▶ _What is expected_
Quote the listing below in full and exactly as written, but omit every picture.
-- Start of Records supplied --
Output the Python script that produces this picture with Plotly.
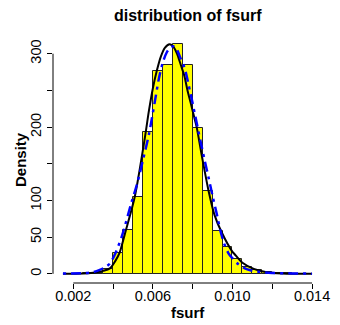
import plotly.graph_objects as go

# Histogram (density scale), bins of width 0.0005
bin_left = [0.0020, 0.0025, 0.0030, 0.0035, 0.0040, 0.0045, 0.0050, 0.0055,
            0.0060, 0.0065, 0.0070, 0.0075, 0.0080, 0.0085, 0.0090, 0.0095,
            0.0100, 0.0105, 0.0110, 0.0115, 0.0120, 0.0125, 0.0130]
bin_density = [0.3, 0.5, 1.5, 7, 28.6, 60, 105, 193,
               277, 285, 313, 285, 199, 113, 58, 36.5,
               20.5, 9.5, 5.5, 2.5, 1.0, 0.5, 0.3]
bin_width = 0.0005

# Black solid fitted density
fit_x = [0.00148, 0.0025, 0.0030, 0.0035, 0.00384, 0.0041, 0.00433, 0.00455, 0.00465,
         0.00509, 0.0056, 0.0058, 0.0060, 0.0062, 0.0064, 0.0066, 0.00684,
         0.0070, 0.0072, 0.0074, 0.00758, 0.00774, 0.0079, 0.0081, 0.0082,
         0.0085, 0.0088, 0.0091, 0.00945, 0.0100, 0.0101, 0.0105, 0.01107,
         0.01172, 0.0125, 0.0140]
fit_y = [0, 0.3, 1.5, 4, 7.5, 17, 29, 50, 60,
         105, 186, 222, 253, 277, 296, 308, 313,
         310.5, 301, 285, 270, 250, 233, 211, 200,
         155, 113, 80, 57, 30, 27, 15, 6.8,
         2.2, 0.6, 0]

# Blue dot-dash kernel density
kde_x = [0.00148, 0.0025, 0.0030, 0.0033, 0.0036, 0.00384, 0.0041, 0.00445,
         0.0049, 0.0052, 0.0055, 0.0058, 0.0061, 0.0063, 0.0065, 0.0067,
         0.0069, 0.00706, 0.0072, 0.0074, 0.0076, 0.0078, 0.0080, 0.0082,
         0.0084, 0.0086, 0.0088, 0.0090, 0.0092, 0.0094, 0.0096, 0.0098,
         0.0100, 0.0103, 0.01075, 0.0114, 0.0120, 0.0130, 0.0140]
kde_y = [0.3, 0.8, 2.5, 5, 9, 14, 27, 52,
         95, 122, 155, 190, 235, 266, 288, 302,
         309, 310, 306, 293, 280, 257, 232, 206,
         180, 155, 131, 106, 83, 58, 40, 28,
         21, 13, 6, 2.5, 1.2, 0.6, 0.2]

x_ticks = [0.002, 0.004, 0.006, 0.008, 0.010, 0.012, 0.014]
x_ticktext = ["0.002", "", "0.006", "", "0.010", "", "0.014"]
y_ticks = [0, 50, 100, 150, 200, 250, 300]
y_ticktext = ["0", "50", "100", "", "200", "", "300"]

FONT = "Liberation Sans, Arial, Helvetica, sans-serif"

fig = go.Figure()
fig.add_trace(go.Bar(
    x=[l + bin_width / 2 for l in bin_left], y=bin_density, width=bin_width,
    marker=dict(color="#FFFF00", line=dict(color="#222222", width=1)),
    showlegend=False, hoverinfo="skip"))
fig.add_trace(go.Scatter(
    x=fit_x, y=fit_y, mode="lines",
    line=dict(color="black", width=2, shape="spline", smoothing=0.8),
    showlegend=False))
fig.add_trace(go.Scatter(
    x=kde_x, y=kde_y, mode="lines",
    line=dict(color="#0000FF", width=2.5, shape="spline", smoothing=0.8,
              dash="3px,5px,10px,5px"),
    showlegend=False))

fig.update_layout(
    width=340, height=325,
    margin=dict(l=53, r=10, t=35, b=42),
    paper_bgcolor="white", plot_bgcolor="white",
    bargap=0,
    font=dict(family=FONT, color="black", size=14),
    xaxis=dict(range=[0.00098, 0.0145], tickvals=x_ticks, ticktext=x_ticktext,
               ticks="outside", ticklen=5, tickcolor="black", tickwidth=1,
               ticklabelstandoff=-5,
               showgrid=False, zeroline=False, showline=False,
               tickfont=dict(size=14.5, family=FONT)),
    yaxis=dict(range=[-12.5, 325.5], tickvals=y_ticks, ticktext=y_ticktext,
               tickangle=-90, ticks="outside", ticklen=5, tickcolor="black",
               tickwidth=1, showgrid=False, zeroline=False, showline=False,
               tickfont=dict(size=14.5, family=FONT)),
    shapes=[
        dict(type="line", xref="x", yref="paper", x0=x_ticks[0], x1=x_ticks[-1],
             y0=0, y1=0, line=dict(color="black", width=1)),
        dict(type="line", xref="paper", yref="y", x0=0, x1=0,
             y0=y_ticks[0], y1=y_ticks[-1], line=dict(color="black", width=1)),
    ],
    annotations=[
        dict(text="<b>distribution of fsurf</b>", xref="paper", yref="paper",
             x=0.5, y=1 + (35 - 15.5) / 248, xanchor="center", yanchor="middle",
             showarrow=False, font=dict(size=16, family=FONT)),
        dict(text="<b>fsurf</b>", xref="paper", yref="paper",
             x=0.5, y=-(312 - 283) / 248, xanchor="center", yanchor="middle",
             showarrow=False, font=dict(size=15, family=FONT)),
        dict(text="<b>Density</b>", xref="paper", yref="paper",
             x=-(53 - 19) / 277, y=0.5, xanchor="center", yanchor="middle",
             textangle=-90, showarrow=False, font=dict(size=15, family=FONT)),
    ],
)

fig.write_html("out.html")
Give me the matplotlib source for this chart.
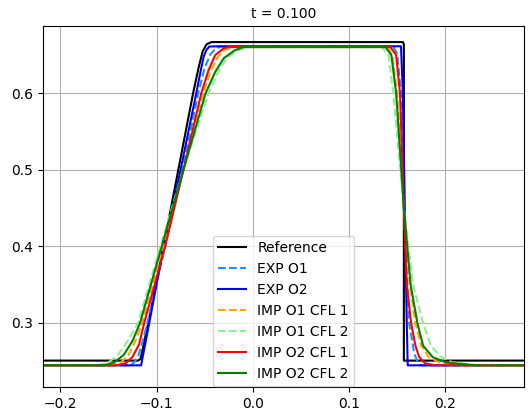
-- End of Records supplied --
▶ _Result of this exercise_
Output the Python script that produces this picture with Plotly.
import plotly.graph_objects as go

# Histogram (density scale), bins of width 0.0005
bin_left = [0.0020, 0.0025, 0.0030, 0.0035, 0.0040, 0.0045, 0.0050, 0.0055,
            0.0060, 0.0065, 0.0070, 0.0075, 0.0080, 0.0085, 0.0090, 0.0095,
            0.0100, 0.0105, 0.0110, 0.0115, 0.0120, 0.0125, 0.0130]
bin_density = [0.3, 0.5, 1.5, 7, 28.6, 60, 105, 193,
               277, 285, 313, 285, 199, 113, 58, 36.5,
               20.5, 9.5, 5.5, 2.5, 1.0, 0.5, 0.3]
bin_width = 0.0005

# Black solid fitted density
fit_x = [0.00148, 0.0025, 0.0030, 0.0035, 0.00384, 0.0041, 0.00433, 0.00455, 0.00465,
         0.00509, 0.0056, 0.0058, 0.0060, 0.0062, 0.0064, 0.0066, 0.00684,
         0.0070, 0.0072, 0.0074, 0.00758, 0.00774, 0.0079, 0.0081, 0.0082,
         0.0085, 0.0088, 0.0091, 0.00945, 0.0100, 0.0101, 0.0105, 0.01107,
         0.01172, 0.0125, 0.0140]
fit_y = [0, 0.3, 1.5, 4, 7.5, 17, 29, 50, 60,
         105, 186, 222, 253, 277, 296, 308, 313,
         310.5, 301, 285, 270, 250, 233, 211, 200,
         155, 113, 80, 57, 30, 27, 15, 6.8,
         2.2, 0.6, 0]

# Blue dot-dash kernel density
kde_x = [0.00148, 0.0025, 0.0030, 0.0033, 0.0036, 0.00384, 0.0041, 0.00445,
         0.0049, 0.0052, 0.0055, 0.0058, 0.0061, 0.0063, 0.0065, 0.0067,
         0.0069, 0.00706, 0.0072, 0.0074, 0.0076, 0.0078, 0.0080, 0.0082,
         0.0084, 0.0086, 0.0088, 0.0090, 0.0092, 0.0094, 0.0096, 0.0098,
         0.0100, 0.0103, 0.01075, 0.0114, 0.0120, 0.0130, 0.0140]
kde_y = [0.3, 0.8, 2.5, 5, 9, 14, 27, 52,
         95, 122, 155, 190, 235, 266, 288, 302,
         309, 310, 306, 293, 280, 257, 232, 206,
         180, 155, 131, 106, 83, 58, 40, 28,
         21, 13, 6, 2.5, 1.2, 0.6, 0.2]

x_ticks = [0.002, 0.004, 0.006, 0.008, 0.010, 0.012, 0.014]
x_ticktext = ["0.002", "", "0.006", "", "0.010", "", "0.014"]
y_ticks = [0, 50, 100, 150, 200, 250, 300]
y_ticktext = ["0", "50", "100", "", "200", "", "300"]

FONT = "Liberation Sans, Arial, Helvetica, sans-serif"

fig = go.Figure()
fig.add_trace(go.Bar(
    x=[l + bin_width / 2 for l in bin_left], y=bin_density, width=bin_width,
    marker=dict(color="#FFFF00", line=dict(color="#222222", width=1)),
    showlegend=False, hoverinfo="skip"))
fig.add_trace(go.Scatter(
    x=fit_x, y=fit_y, mode="lines",
    line=dict(color="black", width=2, shape="spline", smoothing=0.8),
    showlegend=False))
fig.add_trace(go.Scatter(
    x=kde_x, y=kde_y, mode="lines",
    line=dict(color="#0000FF", width=2.5, shape="spline", smoothing=0.8,
              dash="3px,5px,10px,5px"),
    showlegend=False))

fig.update_layout(
    width=340, height=325,
    margin=dict(l=53, r=10, t=35, b=42),
    paper_bgcolor="white", plot_bgcolor="white",
    bargap=0,
    font=dict(family=FONT, color="black", size=14),
    xaxis=dict(range=[0.00098, 0.0145], tickvals=x_ticks, ticktext=x_ticktext,
               ticks="outside", ticklen=5, tickcolor="black", tickwidth=1,
               ticklabelstandoff=-5,
               showgrid=False, zeroline=False, showline=False,
               tickfont=dict(size=14.5, family=FONT)),
    yaxis=dict(range=[-12.5, 325.5], tickvals=y_ticks, ticktext=y_ticktext,
               tickangle=-90, ticks="outside", ticklen=5, tickcolor="black",
               tickwidth=1, showgrid=False, zeroline=False, showline=False,
               tickfont=dict(size=14.5, family=FONT)),
    shapes=[
        dict(type="line", xref="x", yref="paper", x0=x_ticks[0], x1=x_ticks[-1],
             y0=0, y1=0, line=dict(color="black", width=1)),
        dict(type="line", xref="paper", yref="y", x0=0, x1=0,
             y0=y_ticks[0], y1=y_ticks[-1], line=dict(color="black", width=1)),
    ],
    annotations=[
        dict(text="<b>distribution of fsurf</b>", xref="paper", yref="paper",
             x=0.5, y=1 + (35 - 15.5) / 248, xanchor="center", yanchor="middle",
             showarrow=False, font=dict(size=16, family=FONT)),
        dict(text="<b>fsurf</b>", xref="paper", yref="paper",
             x=0.5, y=-(312 - 283) / 248, xanchor="center", yanchor="middle",
             showarrow=False, font=dict(size=15, family=FONT)),
        dict(text="<b>Density</b>", xref="paper", yref="paper",
             x=-(53 - 19) / 277, y=0.5, xanchor="center", yanchor="middle",
             textangle=-90, showarrow=False, font=dict(size=15, family=FONT)),
    ],
)

fig.write_html("out.html")
Give me the matplotlib source for this chart.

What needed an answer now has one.